Saura é brilhante nesta construção de uma obra dentro de outra obra. É esta mesma poética dos espaços e da duplicidade persona teatral/personagem cinematográfica que levará para sua maravilhosa trilogia flamenca, Bodas de sangre, Carmen e El amor brujo. Esse duplo olhar torna difusas, etéreas as fronteiras entre ficção e realidade. A câmera tem um papel fundamental nesta construção dos espaços, das personagens, e é o olhar da câmera que transforma o resultado em puro cinema.

Meu reencontro com Saura, por meio dos filmes musicais de balé flamenco, aconteceu no Rio de Janeiro.
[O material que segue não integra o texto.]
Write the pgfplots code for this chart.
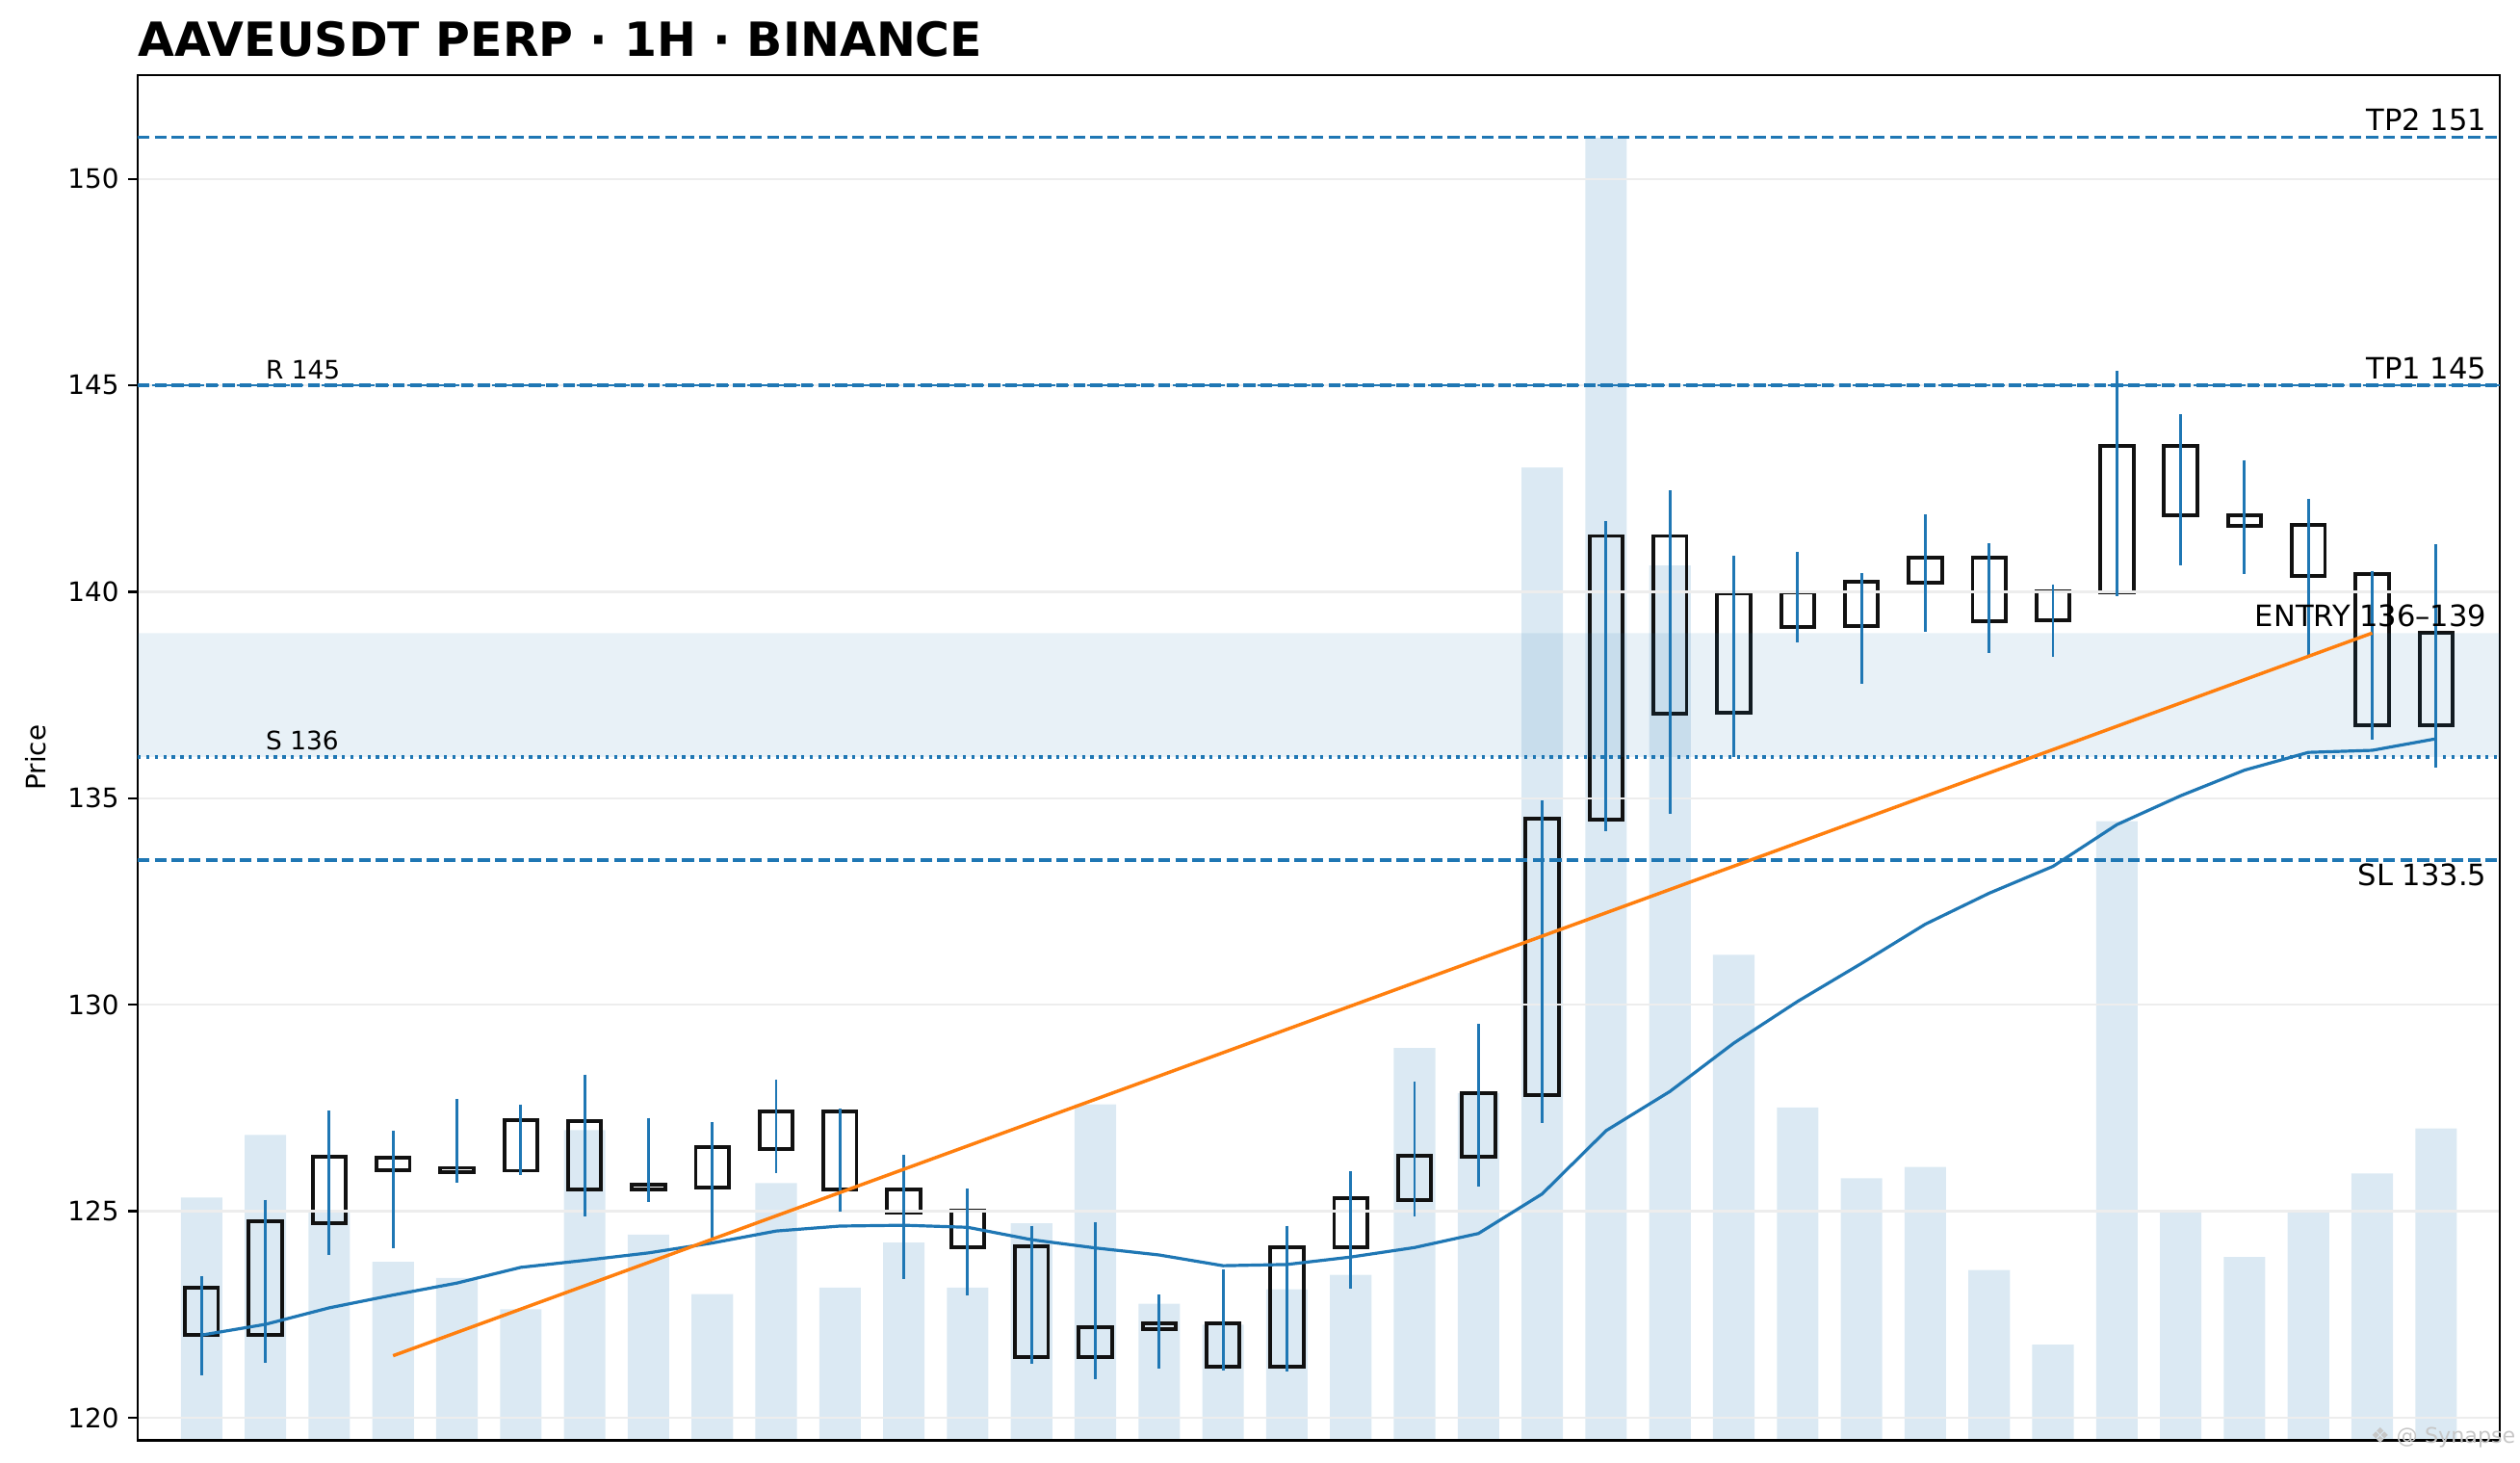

Fui assistir a Bodas de Sangre, baseada na peça do poeta Federico García Lorca, no cine Paissandu, no Flamengo. O cinema estava vazio de dar pena. Quatro ou cinco pessoas apenas, além de mim. Os espectadores foram saindo e, ao final, ficamos apenas eu e uma outra pessoa. Ao final, ele ficou de pé e aplaudiu. Era Caetano Veloso. Não lembro se foi em 1981, quando o filme foi lançado, ou em 1982. Caetano já era celebrado como um dos maiores artistas brasileiros. Sempre foi apaixonado pelo cinema. Lembro que ele já havia lançado o magnífico álbum Outras palavras. Já o admirava, mas ao vê-lo aplaudindo Saura de pé e só no cinema vazio, essa admiração cristalizou.

A associação entre Saura e Antonio Gades produziu as mais brilhantes reconstruções de balé do cinema. Em grande parte por causa da estética do espaço cênico e teatral que distingue seu cinema de todos os outros. A dança passa a ter o papel de narrador, enquanto a câmera mostra o que se passa no plano teatral e documenta o que se passa fora dele. “A coreografia no cinema deve estar a serviço da câmera,” disse ele em uma entrevista sobre Bodas de Sangre.

Carlos Saura admirava Buñuel que admirava Carlos Saura. Isso para mim diz tudo. Adiós Carlos.